Task objective: Gather all lines from the material that contain the word "diagram".

Material shown:
# # #
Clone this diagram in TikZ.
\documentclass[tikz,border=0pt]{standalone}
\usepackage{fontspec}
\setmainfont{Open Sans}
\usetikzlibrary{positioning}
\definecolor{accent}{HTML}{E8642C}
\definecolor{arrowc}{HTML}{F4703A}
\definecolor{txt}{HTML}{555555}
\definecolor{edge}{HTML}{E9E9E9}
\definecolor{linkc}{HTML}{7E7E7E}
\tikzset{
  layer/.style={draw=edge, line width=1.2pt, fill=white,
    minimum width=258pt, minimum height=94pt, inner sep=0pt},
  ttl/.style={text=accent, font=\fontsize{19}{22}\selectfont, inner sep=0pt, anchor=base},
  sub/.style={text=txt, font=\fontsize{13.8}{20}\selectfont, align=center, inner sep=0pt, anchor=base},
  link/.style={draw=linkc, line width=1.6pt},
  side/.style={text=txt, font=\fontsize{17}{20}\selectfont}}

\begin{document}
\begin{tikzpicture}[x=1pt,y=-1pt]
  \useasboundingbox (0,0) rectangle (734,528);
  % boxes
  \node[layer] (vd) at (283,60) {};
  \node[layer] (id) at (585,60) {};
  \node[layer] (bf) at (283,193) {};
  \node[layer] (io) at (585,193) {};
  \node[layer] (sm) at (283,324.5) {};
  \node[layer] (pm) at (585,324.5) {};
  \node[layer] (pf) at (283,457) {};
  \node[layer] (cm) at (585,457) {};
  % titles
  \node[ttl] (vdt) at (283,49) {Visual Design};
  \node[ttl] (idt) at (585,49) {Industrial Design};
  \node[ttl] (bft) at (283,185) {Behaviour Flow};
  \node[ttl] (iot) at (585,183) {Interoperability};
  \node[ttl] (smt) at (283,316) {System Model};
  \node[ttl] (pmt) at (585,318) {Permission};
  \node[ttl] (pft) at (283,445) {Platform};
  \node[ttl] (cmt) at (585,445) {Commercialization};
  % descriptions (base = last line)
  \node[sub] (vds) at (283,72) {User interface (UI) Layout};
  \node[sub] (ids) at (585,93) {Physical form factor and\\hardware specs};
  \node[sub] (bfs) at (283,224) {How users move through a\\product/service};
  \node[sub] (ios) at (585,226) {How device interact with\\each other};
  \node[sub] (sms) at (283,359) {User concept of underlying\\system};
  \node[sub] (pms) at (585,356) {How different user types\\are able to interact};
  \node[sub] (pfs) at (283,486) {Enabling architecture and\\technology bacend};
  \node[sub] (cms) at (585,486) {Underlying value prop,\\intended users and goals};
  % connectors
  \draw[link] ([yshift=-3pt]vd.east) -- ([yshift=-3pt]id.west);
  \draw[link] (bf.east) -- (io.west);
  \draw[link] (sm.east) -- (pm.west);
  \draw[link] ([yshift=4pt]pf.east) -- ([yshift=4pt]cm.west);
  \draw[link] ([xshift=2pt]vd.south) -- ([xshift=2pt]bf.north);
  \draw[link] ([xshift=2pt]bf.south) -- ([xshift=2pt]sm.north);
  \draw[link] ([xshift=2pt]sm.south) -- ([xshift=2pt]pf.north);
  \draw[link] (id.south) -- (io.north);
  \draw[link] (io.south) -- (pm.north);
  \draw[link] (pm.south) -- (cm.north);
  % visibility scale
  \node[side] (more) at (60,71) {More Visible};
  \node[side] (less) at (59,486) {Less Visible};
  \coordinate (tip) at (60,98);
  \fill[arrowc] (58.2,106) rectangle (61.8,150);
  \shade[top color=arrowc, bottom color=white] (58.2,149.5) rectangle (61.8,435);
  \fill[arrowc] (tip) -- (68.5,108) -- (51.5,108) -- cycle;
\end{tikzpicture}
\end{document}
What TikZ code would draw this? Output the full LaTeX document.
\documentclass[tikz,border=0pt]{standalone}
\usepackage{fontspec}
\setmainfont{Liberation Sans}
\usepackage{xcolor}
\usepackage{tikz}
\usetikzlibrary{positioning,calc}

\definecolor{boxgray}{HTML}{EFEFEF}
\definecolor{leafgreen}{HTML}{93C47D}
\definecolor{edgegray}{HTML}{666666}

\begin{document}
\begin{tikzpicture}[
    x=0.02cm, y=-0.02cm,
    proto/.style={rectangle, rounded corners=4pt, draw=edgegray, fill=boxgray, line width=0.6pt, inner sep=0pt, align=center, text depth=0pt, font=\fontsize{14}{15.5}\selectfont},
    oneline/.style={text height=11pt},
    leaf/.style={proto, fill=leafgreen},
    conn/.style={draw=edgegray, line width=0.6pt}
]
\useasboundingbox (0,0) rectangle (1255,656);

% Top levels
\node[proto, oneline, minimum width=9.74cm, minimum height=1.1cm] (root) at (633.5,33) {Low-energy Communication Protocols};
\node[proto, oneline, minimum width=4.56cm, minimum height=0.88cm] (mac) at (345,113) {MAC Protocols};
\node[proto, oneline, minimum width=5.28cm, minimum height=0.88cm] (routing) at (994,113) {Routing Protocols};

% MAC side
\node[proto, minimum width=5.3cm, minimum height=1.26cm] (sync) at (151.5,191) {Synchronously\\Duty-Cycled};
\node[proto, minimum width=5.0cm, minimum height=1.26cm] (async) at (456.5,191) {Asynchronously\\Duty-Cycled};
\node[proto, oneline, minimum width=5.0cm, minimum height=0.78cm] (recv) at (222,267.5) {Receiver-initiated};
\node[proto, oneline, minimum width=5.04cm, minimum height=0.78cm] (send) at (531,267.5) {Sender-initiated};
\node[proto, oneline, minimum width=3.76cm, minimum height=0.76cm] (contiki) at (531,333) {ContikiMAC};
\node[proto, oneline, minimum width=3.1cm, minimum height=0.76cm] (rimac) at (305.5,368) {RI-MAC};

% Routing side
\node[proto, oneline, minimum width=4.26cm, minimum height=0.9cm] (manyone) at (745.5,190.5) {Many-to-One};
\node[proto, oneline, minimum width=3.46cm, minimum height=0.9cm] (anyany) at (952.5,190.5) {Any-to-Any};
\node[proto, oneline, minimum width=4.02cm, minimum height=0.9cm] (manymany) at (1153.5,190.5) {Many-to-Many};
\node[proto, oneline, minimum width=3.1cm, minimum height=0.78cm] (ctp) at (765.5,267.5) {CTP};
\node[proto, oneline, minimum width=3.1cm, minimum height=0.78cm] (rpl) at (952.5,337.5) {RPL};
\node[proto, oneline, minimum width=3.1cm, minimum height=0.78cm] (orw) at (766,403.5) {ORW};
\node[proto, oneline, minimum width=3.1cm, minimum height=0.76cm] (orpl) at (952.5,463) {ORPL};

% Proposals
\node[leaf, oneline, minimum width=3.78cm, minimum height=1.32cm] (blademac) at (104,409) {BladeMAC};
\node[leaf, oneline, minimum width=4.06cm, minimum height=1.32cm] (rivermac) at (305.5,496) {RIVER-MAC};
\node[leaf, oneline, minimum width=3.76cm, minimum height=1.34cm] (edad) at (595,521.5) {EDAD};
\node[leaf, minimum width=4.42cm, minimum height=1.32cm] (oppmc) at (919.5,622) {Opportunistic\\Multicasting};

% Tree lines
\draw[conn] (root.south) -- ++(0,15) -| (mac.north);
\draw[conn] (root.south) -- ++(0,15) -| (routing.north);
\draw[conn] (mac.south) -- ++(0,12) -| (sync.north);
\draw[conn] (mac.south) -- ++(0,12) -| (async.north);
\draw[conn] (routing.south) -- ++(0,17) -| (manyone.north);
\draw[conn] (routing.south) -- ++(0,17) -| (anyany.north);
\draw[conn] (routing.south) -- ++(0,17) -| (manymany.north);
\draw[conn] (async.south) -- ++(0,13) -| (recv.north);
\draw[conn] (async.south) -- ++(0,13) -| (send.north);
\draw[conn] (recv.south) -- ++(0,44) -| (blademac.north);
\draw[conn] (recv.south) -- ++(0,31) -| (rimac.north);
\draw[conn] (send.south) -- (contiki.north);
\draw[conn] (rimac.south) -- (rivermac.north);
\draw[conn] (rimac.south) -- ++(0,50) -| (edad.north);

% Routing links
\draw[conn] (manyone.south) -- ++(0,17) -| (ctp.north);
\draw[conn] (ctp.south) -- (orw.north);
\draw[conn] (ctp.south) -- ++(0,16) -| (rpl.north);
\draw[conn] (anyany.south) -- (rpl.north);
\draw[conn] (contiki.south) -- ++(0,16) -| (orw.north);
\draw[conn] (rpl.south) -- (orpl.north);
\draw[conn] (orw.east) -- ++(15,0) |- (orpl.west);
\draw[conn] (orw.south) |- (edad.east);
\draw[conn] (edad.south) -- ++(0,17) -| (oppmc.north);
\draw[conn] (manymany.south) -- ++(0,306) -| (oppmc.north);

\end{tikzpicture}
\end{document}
# # #
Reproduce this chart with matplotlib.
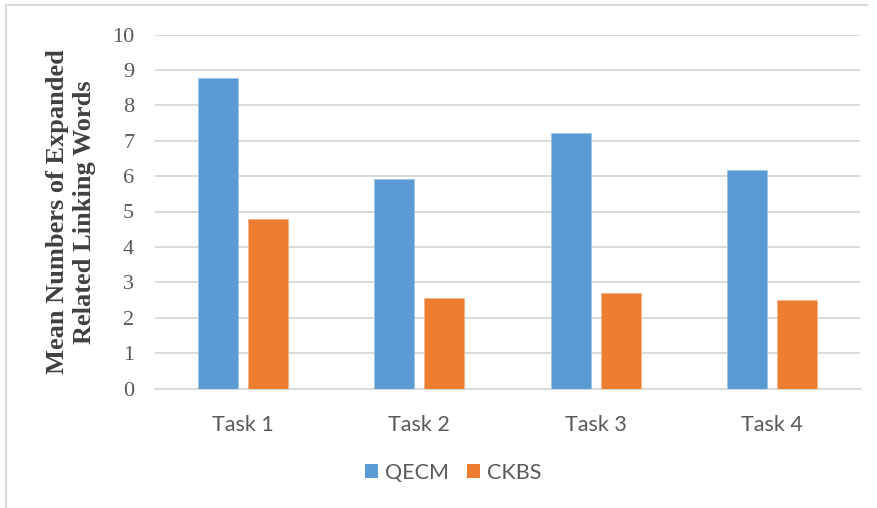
# # #
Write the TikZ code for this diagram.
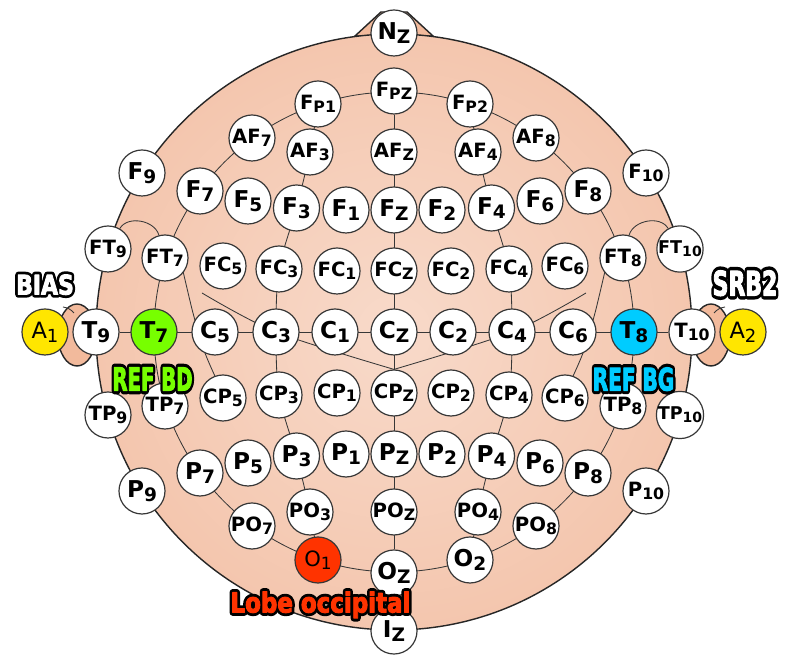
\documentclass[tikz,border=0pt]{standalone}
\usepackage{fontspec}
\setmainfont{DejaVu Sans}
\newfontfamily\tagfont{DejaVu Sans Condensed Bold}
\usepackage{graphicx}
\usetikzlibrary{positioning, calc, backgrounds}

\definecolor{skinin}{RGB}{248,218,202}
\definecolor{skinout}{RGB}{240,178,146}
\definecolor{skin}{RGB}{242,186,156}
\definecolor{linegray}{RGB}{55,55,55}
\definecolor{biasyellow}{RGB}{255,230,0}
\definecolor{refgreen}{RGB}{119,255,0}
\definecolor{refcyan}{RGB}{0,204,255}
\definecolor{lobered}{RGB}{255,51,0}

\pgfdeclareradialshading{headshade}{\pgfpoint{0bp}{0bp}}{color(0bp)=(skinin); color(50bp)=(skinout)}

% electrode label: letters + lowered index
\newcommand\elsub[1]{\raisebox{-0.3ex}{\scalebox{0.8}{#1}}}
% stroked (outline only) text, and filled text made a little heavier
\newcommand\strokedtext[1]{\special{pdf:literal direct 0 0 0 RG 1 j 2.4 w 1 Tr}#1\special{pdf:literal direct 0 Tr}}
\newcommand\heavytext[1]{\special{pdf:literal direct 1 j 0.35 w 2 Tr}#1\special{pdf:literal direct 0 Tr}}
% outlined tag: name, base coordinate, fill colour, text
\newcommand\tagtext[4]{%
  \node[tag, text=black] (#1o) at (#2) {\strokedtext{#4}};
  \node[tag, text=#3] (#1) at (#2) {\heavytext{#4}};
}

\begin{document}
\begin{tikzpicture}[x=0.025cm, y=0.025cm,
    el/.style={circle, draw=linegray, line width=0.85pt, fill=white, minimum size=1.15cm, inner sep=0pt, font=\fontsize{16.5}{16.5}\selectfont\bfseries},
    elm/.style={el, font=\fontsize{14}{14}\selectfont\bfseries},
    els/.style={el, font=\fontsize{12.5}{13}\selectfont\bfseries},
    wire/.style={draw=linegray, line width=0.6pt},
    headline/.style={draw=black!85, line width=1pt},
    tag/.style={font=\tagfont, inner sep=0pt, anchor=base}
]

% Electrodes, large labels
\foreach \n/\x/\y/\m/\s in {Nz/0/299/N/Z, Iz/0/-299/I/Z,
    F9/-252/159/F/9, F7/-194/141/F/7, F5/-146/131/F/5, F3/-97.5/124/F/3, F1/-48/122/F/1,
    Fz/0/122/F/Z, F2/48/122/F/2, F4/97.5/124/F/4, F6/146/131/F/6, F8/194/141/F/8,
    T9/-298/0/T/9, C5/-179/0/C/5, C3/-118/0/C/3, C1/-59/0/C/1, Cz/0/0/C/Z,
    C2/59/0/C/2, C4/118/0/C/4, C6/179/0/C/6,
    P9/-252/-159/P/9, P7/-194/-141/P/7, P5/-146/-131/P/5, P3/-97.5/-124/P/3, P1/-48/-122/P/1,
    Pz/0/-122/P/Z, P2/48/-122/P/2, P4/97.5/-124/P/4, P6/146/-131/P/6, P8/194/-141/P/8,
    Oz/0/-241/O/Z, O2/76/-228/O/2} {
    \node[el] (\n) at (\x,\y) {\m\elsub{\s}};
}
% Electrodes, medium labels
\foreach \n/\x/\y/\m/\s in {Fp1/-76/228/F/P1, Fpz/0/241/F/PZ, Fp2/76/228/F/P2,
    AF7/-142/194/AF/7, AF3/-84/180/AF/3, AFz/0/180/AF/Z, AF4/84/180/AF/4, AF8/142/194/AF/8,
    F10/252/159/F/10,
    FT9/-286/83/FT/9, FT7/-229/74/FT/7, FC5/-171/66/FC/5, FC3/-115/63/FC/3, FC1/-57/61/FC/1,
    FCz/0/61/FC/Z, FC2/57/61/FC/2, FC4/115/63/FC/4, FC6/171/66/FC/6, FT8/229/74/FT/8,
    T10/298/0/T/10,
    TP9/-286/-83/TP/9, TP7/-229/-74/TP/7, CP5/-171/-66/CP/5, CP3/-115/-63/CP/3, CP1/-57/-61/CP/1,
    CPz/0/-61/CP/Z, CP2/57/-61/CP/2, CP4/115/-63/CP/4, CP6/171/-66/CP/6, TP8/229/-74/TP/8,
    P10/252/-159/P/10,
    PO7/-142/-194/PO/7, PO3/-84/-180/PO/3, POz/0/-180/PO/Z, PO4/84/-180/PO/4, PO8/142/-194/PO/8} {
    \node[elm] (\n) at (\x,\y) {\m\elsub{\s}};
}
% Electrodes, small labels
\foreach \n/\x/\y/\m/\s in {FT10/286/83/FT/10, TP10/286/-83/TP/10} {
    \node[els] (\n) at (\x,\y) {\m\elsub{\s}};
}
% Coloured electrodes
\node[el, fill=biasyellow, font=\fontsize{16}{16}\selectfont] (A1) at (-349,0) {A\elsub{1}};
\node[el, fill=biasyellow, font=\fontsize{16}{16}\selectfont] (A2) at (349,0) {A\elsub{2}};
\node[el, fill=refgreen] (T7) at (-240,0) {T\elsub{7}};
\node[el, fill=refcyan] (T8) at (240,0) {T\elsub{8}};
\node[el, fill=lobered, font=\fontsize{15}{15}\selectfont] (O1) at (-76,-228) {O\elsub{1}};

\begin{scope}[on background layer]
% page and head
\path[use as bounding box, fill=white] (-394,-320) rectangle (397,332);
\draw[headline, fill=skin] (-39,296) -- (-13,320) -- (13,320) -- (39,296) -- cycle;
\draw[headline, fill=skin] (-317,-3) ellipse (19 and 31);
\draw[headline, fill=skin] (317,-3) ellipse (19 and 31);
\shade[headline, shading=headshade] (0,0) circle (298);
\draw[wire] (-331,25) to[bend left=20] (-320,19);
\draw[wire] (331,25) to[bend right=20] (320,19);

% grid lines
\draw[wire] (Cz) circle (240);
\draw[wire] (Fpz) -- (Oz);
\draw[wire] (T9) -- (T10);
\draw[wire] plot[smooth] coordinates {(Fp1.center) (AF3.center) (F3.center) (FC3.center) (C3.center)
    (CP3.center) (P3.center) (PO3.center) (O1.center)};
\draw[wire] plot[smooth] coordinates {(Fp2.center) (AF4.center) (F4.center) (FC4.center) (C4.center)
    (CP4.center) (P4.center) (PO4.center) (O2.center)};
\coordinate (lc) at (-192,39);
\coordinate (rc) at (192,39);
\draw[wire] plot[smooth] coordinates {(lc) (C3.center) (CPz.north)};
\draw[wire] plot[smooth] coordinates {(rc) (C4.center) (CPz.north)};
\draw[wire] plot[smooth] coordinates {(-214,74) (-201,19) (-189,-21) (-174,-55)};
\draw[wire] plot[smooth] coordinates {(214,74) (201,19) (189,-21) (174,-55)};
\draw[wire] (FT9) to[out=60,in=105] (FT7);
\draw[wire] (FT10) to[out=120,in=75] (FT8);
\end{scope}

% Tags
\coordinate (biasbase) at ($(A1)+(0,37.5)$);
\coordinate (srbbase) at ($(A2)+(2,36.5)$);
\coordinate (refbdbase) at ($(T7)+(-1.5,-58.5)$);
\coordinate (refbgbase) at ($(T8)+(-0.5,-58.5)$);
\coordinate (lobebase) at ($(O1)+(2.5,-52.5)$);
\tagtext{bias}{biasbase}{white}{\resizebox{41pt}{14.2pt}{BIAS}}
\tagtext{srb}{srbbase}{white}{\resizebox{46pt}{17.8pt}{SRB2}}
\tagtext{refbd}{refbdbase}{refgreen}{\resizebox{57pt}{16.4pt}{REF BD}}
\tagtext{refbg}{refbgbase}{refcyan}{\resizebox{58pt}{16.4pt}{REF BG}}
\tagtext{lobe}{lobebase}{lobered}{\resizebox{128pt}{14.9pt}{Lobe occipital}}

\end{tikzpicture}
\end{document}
# # #
Completed task:
Clone this diagram in TikZ.
Write the TikZ code for this diagram.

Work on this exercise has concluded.